It’s hard to share the author’s optimism. He mentions several formerly Communist countries. But they each had undergone a revolution, or perhaps evolution since they weren’t violent, from a totally different political and economic system, while the U.S. is ever so slowly sliding into some form of quasi-socialism, and doing so evidently imperceptibly to the half of the voting electorate who voted for the card carrying Communist, and the half of total electorate who didn’t bother to vote at all. And those post-Communist countries are not all doing so well either.
A better, more accurate model of how a decline happens would be, I think, Argentina, once in the top five or six economies on the planet, before the lovely Peron couple showed up and mocked it all up so much that even a military coup couldn’t fix things up. We are becoming Argentina, as one Argentinian predicted on William F. Buckley’s TV show 30 years ago, and was casually dismissed by the ever smarter than thou William F. leaning way back in his chair. Argentina - a country of the poor and the very rich with the forever struggling middle class supporting both. Argentina is still limping along, and so will we.

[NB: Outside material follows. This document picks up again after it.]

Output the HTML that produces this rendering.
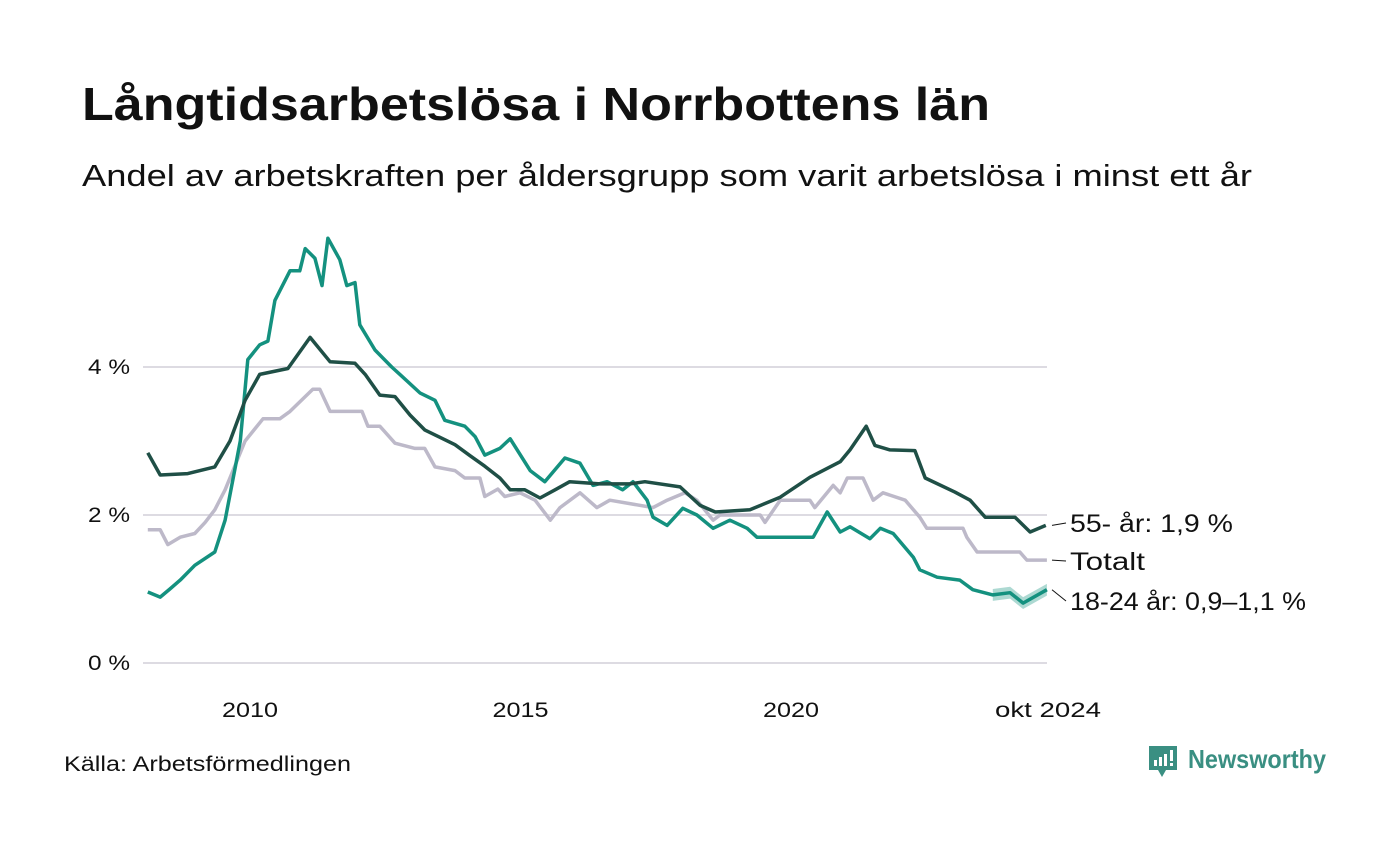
<!DOCTYPE html>
<html><head><meta charset="utf-8"><style>
body{margin:0;background:#fff;width:1400px;height:840px;overflow:hidden;font-family:"Liberation Sans",sans-serif;}
</style></head><body>
<svg width="1400" height="840" viewBox="0 0 1400 840">
<text x="82" y="120" font-size="46" font-weight="bold" fill="#111" textLength="908" lengthAdjust="spacingAndGlyphs">Långtidsarbetslösa i Norrbottens län</text>
<text x="82" y="186" font-size="31" fill="#111" textLength="1170" lengthAdjust="spacingAndGlyphs">Andel av arbetskraften per åldersgrupp som varit arbetslösa i minst ett år</text>
<g id="grid"></g><g id="series"></g><g id="labels"></g>
<text x="64" y="771" font-size="21" fill="#111" textLength="287" lengthAdjust="spacingAndGlyphs">Källa: Arbetsförmedlingen</text>
<g>
<path d="M1149 746 h28 v24 h-11 l-4 7 l-4 -7 h-9 z" fill="#3a8f82"/>
<rect x="1154" y="760" width="3" height="6" fill="#fff"/><rect x="1159" y="757" width="3" height="9" fill="#fff"/><rect x="1164" y="754" width="3" height="12" fill="#fff"/><rect x="1170" y="750" width="3" height="11" fill="#fff"/><rect x="1170" y="763" width="3" height="3" fill="#fff"/>
<text x="1188" y="768" font-size="26" font-weight="bold" fill="#3a8f82" textLength="138" lengthAdjust="spacingAndGlyphs">Newsworthy</text>
</g>
</svg>
<script>
const yTicks=[0,2,4];
const yTickLabels=["0 %","2 %","4 %"];
const xTicks=[2010,2015,2020,2024.75];
const xTickLabels=["2010","2015","2020","okt 2024"];
const oldDates=[2008.11,2008.34,2008.85,2009.35,2009.63,2009.91,2010.18,2010.70,2011.11,2011.48,2011.94,2012.13,2012.40,2012.68,2012.96,2013.23,2013.51,2013.79,2014.07,2014.34,2014.62,2014.81,2015.08,2015.36,2015.64,2015.91,2016.47,2017.02,2017.30,2017.95,2018.32,2018.60,2019.24,2019.80,2020.35,2020.91,2021.09,2021.39,2021.55,2021.83,2022.29,2022.48,2023.03,2023.31,2023.59,2024.14,2024.42,2024.71];
const oldValues=[2.84,2.54,2.56,2.65,3.0,3.55,3.9,3.98,4.4,4.07,4.05,3.9,3.62,3.6,3.35,3.15,3.05,2.95,2.8,2.66,2.5,2.34,2.34,2.23,2.34,2.45,2.42,2.42,2.45,2.38,2.13,2.04,2.07,2.24,2.51,2.72,2.88,3.2,2.94,2.88,2.87,2.5,2.31,2.2,1.97,1.97,1.77,1.86];
const youngDates=[2008.11,2008.34,2008.52,2008.71,2008.98,2009.35,2009.54,2009.82,2009.96,2010.18,2010.33,2010.46,2010.74,2010.92,2011.02,2011.20,2011.33,2011.44,2011.66,2011.79,2011.94,2012.03,2012.31,2012.62,2012.77,2013.14,2013.42,2013.60,2013.97,2014.16,2014.34,2014.62,2014.81,2015.18,2015.45,2015.82,2016.10,2016.34,2016.60,2016.89,2017.08,2017.34,2017.45,2017.71,2018.00,2018.26,2018.56,2018.87,2019.19,2019.37,2019.93,2020.41,2020.67,2020.91,2021.09,2021.46,2021.65,2021.89,2022.26,2022.38,2022.70,2023.12,2023.36,2023.73,2024.05,2024.29,2024.73];
const youngValues=[0.96,0.89,1.0,1.12,1.32,1.5,1.93,3.0,4.1,4.3,4.35,4.9,5.3,5.3,5.6,5.47,5.1,5.74,5.45,5.1,5.14,4.57,4.23,4.0,3.9,3.65,3.55,3.28,3.2,3.06,2.81,2.9,3.03,2.6,2.45,2.77,2.7,2.4,2.45,2.34,2.45,2.2,1.97,1.86,2.09,2.0,1.82,1.93,1.82,1.7,1.7,1.7,2.04,1.77,1.84,1.68,1.82,1.75,1.43,1.26,1.16,1.12,0.99,0.92,0.95,0.81,0.99];
const totalDates=[2008.11,2008.34,2008.48,2008.71,2008.98,2009.17,2009.35,2009.54,2009.91,2010.24,2010.55,2010.74,2011.02,2011.16,2011.29,2011.48,2011.76,2012.07,2012.18,2012.40,2012.68,2013.05,2013.23,2013.42,2013.79,2013.97,2014.25,2014.34,2014.58,2014.71,2014.99,2015.27,2015.55,2015.73,2016.10,2016.41,2016.65,2017.45,2017.71,2018.04,2018.26,2018.56,2018.69,2019.43,2019.52,2019.80,2020.35,2020.44,2020.78,2020.91,2021.04,2021.33,2021.52,2021.70,2022.11,2022.38,2022.51,2022.70,2023.18,2023.25,2023.44,2024.23,2024.36,2024.73];
const totalValues=[1.8,1.8,1.6,1.7,1.75,1.9,2.07,2.34,3.0,3.3,3.3,3.4,3.6,3.7,3.7,3.4,3.4,3.4,3.2,3.2,2.97,2.9,2.9,2.65,2.6,2.5,2.5,2.25,2.35,2.25,2.3,2.2,1.93,2.1,2.3,2.1,2.2,2.1,2.2,2.3,2.2,1.93,2.0,2.0,1.9,2.2,2.2,2.1,2.4,2.3,2.5,2.5,2.2,2.3,2.2,1.97,1.82,1.82,1.82,1.7,1.5,1.5,1.39,1.39];
const bandStart=2023.6, bandHalf=0.08;

const NS="http://www.w3.org/2000/svg";
const X=t=>250+(t-2010)*54.1;
const Y=v=>663-74*v;
function mk(tag,attrs,parent){const e=document.createElementNS(NS,tag);for(const k in attrs)e.setAttribute(k,attrs[k]);parent.appendChild(e);return e;}
const grid=document.getElementById('grid'),ser=document.getElementById('series'),lab=document.getElementById('labels');
yTicks.forEach((v,i)=>{
  const l=mk('line',{x1:143,x2:1047,y1:Y(v),y2:Y(v),stroke:'#dddbe2','stroke-width':2},grid);
  
  
  const t=mk('text',{x:130,y:Y(v)+7,'font-size':21,'text-anchor':'end',fill:'#111',textLength:42,lengthAdjust:'spacingAndGlyphs'},grid);
  t.textContent=yTickLabels[i];
  
  
});
xTicks.forEach((v,i)=>{
  const w=xTickLabels[i].length>4?106:56;
  const t=mk('text',{x:X(v)-w/2,y:717,'font-size':21,fill:'#111',textLength:w,lengthAdjust:'spacingAndGlyphs'},grid);
  t.textContent=xTickLabels[i];
  
  
});
function pts(d,v){return d.map((t,i)=>X(t).toFixed(1)+','+Y(v[i]).toFixed(1)).join(' ');}
const bi=youngDates.map((t,i)=>i).filter(i=>youngDates[i]>=bandStart);
const up=bi.map(i=>X(youngDates[i])+','+Y(youngValues[i]+bandHalf));
const dn=bi.slice().reverse().map(i=>X(youngDates[i])+','+Y(youngValues[i]-bandHalf));
const band=mk('polygon',{points:up.concat(dn).join(' '),fill:'#14917f','fill-opacity':0.35},ser);


const s1=mk('polyline',{points:pts(totalDates,totalValues),fill:'none',stroke:'#bdb9c9','stroke-width':3.5,'stroke-linejoin':'round'},ser);


const s2=mk('polyline',{points:pts(youngDates,youngValues),fill:'none',stroke:'#14917f','stroke-width':3.5,'stroke-linejoin':'round'},ser);


const s3=mk('polyline',{points:pts(oldDates,oldValues),fill:'none',stroke:'#1f4f46','stroke-width':3.5,'stroke-linejoin':'round'},ser);


const labs=[["55- år: 1,9 %",oldValues[oldValues.length-1],532,163],["Totalt",totalValues[totalValues.length-1],570,75],["18-24 år: 0,9–1,1 %",youngValues[youngValues.length-1],610,236]];
labs.forEach(([txt,v,ly,w])=>{
  const l=mk('line',{x1:1052,y1:Y(v),x2:1066,y2:ly-9,stroke:'#111','stroke-width':1},lab);
  
  
  const t=mk('text',{x:1070,y:ly,'font-size':25,fill:'#111',textLength:w,lengthAdjust:'spacingAndGlyphs'},lab);
  t.textContent=txt;
  
  
});
</script>
</body></html>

Yes sir, I meant “mucked it up”, as I always mean what I intend to say!
I think an optimistic outlook would be Japan's lost decade. Unless we have a major economic reform that literally unleashes America's productivity (massive energy production, exploration, etc) OR an entirely new economic sector emerges (think the internet boom out of pretty much nothing), we could simply hope for a long, stagnation versus worst possibilities.